ESG ETF investors: always take a closer look at the ‘recipe’

The diversity of sustainability priorities means there can be no one-size-fits-all approach to ESG ETF products, says Qontigo’s Anna Georgieva and Saumya Mehrotra

Mounting attention on sustainability and climate issues has prompted a surge of interest in ESG-related exchange-traded funds (ETFs), with net new asset growth hitting 140% last year, compared with just 8% for non-ESG ETFs, according to Qontigo, provider of well-known European indices including the STOXX Europe 600, EURO STOXX 50 and Germany’s DAX. Yet with the vast array of ESG ETFs available on the market, finding the one that is best suited for a particular investor can often be a challenge.

“Sustainability means different things to different people and ESG ETFs don’t all target similar sustainable concepts or investment objectives,” says Anna Georgieva, senior sustainable investment specialist at Qontigo. “A quick glance at fund names or the indices out there can often be confusing, even for the most experienced investor.”

For Georgieva, the investment theme and the index methodology—essentially the rules or “recipe” for how to create the index—are areas where investors should take a closer look when selecting an ETF. For example, one popular theme might be climate, though not all climate-related ETFs are created the same.
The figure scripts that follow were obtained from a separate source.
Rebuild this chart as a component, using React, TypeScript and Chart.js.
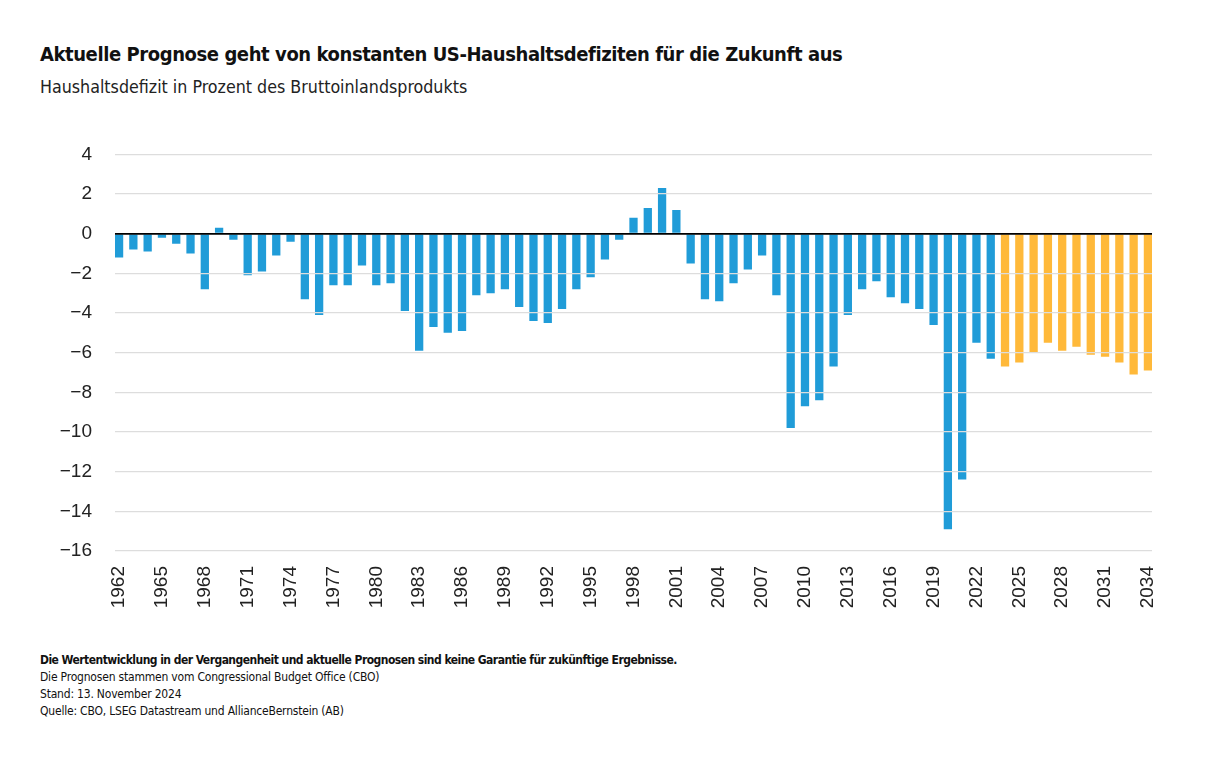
import React, { useEffect, useRef } from "react";
import { Chart, registerables } from "chart.js";

Chart.register(...registerables);

const TITLE = "Aktuelle Prognose geht von konstanten US-Haushaltsdefiziten für die Zukunft aus";
const SUBTITLE = "Haushaltsdefizit in Prozent des Bruttoinlandsprodukts";
const NOTES = [
  "Die Wertentwicklung in der Vergangenheit und aktuelle Prognosen sind keine Garantie für zukünftige Ergebnisse.",
  "Die Prognosen stammen vom Congressional Budget Office (CBO)",
  "Stand: 13. November 2024",
  "Quelle: CBO, LSEG Datastream und AllianceBernstein (AB)",
];

const histYears = [
  1962, 1963, 1964, 1965, 1966, 1967, 1968, 1969, 1970, 1971,
  1972, 1973, 1974, 1975, 1976, 1977, 1978, 1979, 1980, 1981,
  1982, 1983, 1984, 1985, 1986, 1987, 1988, 1989, 1990, 1991,
  1992, 1993, 1994, 1995, 1996, 1997, 1998, 1999, 2000, 2001,
  2002, 2003, 2004, 2005, 2006, 2007, 2008, 2009, 2010, 2011,
  2012, 2013, 2014, 2015, 2016, 2017, 2018, 2019, 2020, 2021,
  2022, 2023,
];
const histValues = [
  -1.2, -0.8, -0.9, -0.2, -0.5, -1.0, -2.8, 0.3, -0.3, -2.1,
  -1.9, -1.1, -0.4, -3.3, -4.1, -2.6, -2.6, -1.6, -2.6, -2.5,
  -3.9, -5.9, -4.7, -5.0, -4.9, -3.1, -3.0, -2.8, -3.7, -4.4,
  -4.5, -3.8, -2.8, -2.2, -1.3, -0.3, 0.8, 1.3, 2.3, 1.2,
  -1.5, -3.3, -3.4, -2.5, -1.8, -1.1, -3.1, -9.8, -8.7, -8.4,
  -6.7, -4.1, -2.8, -2.4, -3.2, -3.5, -3.8, -4.6, -14.9, -12.4,
  -5.5, -6.3,
];
const forecastYears = [2024, 2025, 2026, 2027, 2028, 2029, 2030, 2031, 2032, 2033, 2034];
const forecastValues = [-6.7, -6.5, -6.0, -5.5, -5.9, -5.7, -6.1, -6.2, -6.5, -7.1, -6.9];

const xTickYears = [
  1962, 1965, 1968, 1971, 1974, 1977, 1980, 1983, 1986, 1989, 1992, 1995,
  1998, 2001, 2004, 2007, 2010, 2013, 2016, 2019, 2022, 2025, 2028, 2031, 2034,
];
const yTicks = [4, 2, 0, -2, -4, -6, -8, -10, -12, -14, -16];

const BLUE = "#209CD8";
const ORANGE = "#FFB93A";

export default function App() {
  const canvasRef = useRef<HTMLCanvasElement | null>(null);

  useEffect(() => {
    const canvas = canvasRef.current;
    if (!canvas) return;
    const chart = new Chart(canvas, {
      type: "bar",
      data: {
        datasets: [
          {
            label: "Ist",
            data: histYears.map((y, i) => ({ x: y, y: histValues[i] })),
            backgroundColor: BLUE,
            grouped: false,
            categoryPercentage: 1,
            barPercentage: 0.58,
          } as any,
          {
            label: "Prognose",
            data: forecastYears.map((y, i) => ({ x: y, y: forecastValues[i] })),
            backgroundColor: ORANGE,
            grouped: false,
            categoryPercentage: 1,
            barPercentage: 0.58,
          } as any,
        ],
      },
      options: {
        animation: false,
        responsive: true,
        maintainAspectRatio: false,
        layout: { padding: { left: 0, right: 61, top: 31, bottom: 0 } },
        plugins: {
          legend: { display: false },
          tooltip: { enabled: false },
        },
        scales: {
          x: {
            type: "linear",
            offset: false,
            min: histYears[0] - 0.285,
            max: forecastYears[forecastYears.length - 1] + 0.285,
            afterBuildTicks: (scale: any) => {
              scale.ticks = xTickYears.map((v) => ({ value: v }));
            },
            afterFit: (scale: any) => {
              scale.height = 79;
            },
            grid: { display: false, drawTicks: false },
            border: { display: false },
            ticks: {
              autoSkip: false,
              minRotation: 90,
              maxRotation: 90,
              padding: 15,
              color: "#222",
              font: { family: "'Liberation Sans', Arial, sans-serif", size: 19 },
              callback: (v: any) => String(v),
            },
          },
          y: {
            min: -16,
            max: 4,
            afterBuildTicks: (scale: any) => {
              scale.ticks = yTicks.map((v) => ({ value: v }));
            },
            afterFit: (scale: any) => {
              scale.width = 115;
            },
            grid: {
              drawTicks: false,
              color: (ctx: any) => (ctx.tick && ctx.tick.value === 0 ? "#000" : "#dddddd"),
              lineWidth: (ctx: any) => (ctx.tick && ctx.tick.value === 0 ? 1.8 : 1.2),
              z: 1,
            },
            border: { display: false },
            ticks: {
              padding: 23,
              color: "#222",
              font: { family: "'Liberation Sans', Arial, sans-serif", size: 19 },
              callback: (v: any) => String(v).replace("-", "\u2212"),
            },
          },
        },
      },
    });
    return () => chart.destroy();
  }, []);

  const narrow = "'DejaVu Sans Condensed', 'Liberation Sans', Arial, sans-serif";

  return (
    <div
      style={{
        position: "fixed",
        left: 0,
        top: 0,
        width: 1213,
        height: 781,
        background: "#fff",
        overflow: "hidden",
      }}
    >
      <div
        style={{
          position: "absolute",
          left: 40,
          top: 43,
          fontFamily: narrow,
          fontWeight: 700,
          fontSize: 20,
          letterSpacing: "-0.42px",
          lineHeight: "22px",
          color: "#111",
          whiteSpace: "nowrap",
        }}
      >
        {TITLE}
      </div>
      <div
        style={{
          position: "absolute",
          left: 40,
          top: 77,
          fontFamily: narrow,
          fontSize: 17.7,
          lineHeight: "20px",
          color: "#222",
          whiteSpace: "nowrap",
        }}
      >
        {SUBTITLE}
      </div>
      <div style={{ position: "absolute", left: 0, top: 120, width: 1213, height: 510 }}>
        <canvas ref={canvasRef} />
      </div>
      <div
        style={{
          position: "absolute",
          left: 40,
          top: 652,
          fontFamily: narrow,
          fontSize: 12,
          lineHeight: "17px",
          color: "#111",
          whiteSpace: "nowrap",
        }}
      >
        {NOTES.map((t, i) => (
          <div
            key={i}
            style={{ fontWeight: i === 0 ? 700 : 400, letterSpacing: i === 0 ? "-0.54px" : "-0.2px" }}
          >
            {t}
          </div>
        ))}
      </div>
    </div>
  );
}
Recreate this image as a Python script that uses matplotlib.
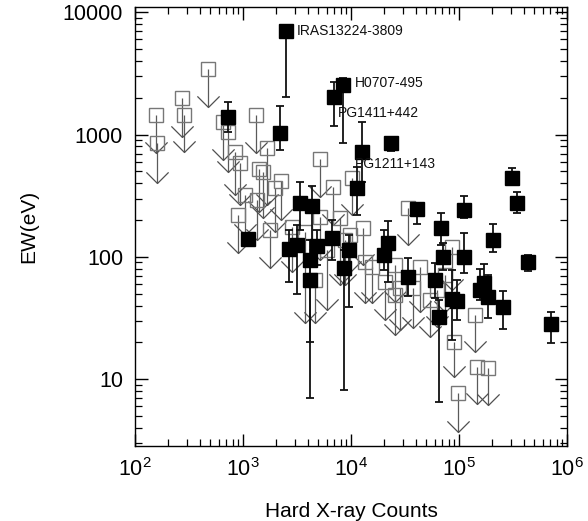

One approach could be to exclude certain sectors, such as fossil fuel-related companies, to reduce carbon footprint. Another approach could be to overweight companies that are performing better on certain climate indicators, and underweight those that are underperforming.

The methodologies behind these ETFs can have important implications for investors as it shapes the ETF’s exposure and thus its behaviour, including risk and return, says Saumya Mehrotra, senior sustainable investment specialist at Qontigo.

Given the range of products available, investors must start by deciding on their own sustainable investment objectives and then selecting a portfolio that is built in alignment, Mehrotra says. For example, are they looking to align their investments with their personal values, such as not profiting from industries and practices they disagree with? Or are they looking for better risk-adjusted returns through exposures to companies that are adapting their business practices to keep up with the sustainable transition? Or perhaps they want to use their capital to make the world a better place through a more specific impact investment?

For now, ETFs that adopt a broad approach using an overall ESG measure make up the bulk of the market, yet the fastest growing approaches are more impact-oriented or thematic, such as a focus on the United Nations Sustainable Development Goals or standalone social or environmental themes, says Georgieva. The market has also started to move away from pure exclusion-based approaches towards more optimised strategies that can better achieve sustainability goals without deviating too much from the broad market.

Quality ESG data is more important than quantity at this stage and meaningful product design is paramount

An additional point to bear in mind is the inherent divergence in the calculation of ESG metrics from different data providers that are used for index design. These differences in calculations can lead to entirely different outcomes, even if those ETFs have the same goals, says Georgieva. Continuing with our climate example, to measure climate risk or exposure, you need a proxy. One ESG metric underpinning a fund might use a company’s commitment to science-based climate targets (SBTs) for emissions reduction as its proxy, while another might measure the quality of the company’s reporting according to the Task Force on Climate-related Financial Disclosures (TCFD), a framework intended to unify corporate disclosures on climate-related financial risk.

“Fundamentally, both are trying to measure the same things, but come out with different exposures because of different proxies,” says Mehrotra.

Given the diversity of ETFs, it’s no surprise investors face challenges when trying to invest sustainably. There is a strong need for transparency, greater flexibility in approach and more precision in accessing specific investment objectives.

“Quality data is more important than quantity at this stage and meaningful product design is paramount,” says Georgieva.

Qontigo is heeding the call to provide sustainability-minded investors with those explainable investment solutions. By collaborating with ETF issuers, leading data providers, stakeholders from academia and the global not-for-profit sector, Qontigo aims to be a catalyst for the shift to the next generation of transparent, effective and highly-targeted ESG ETFs.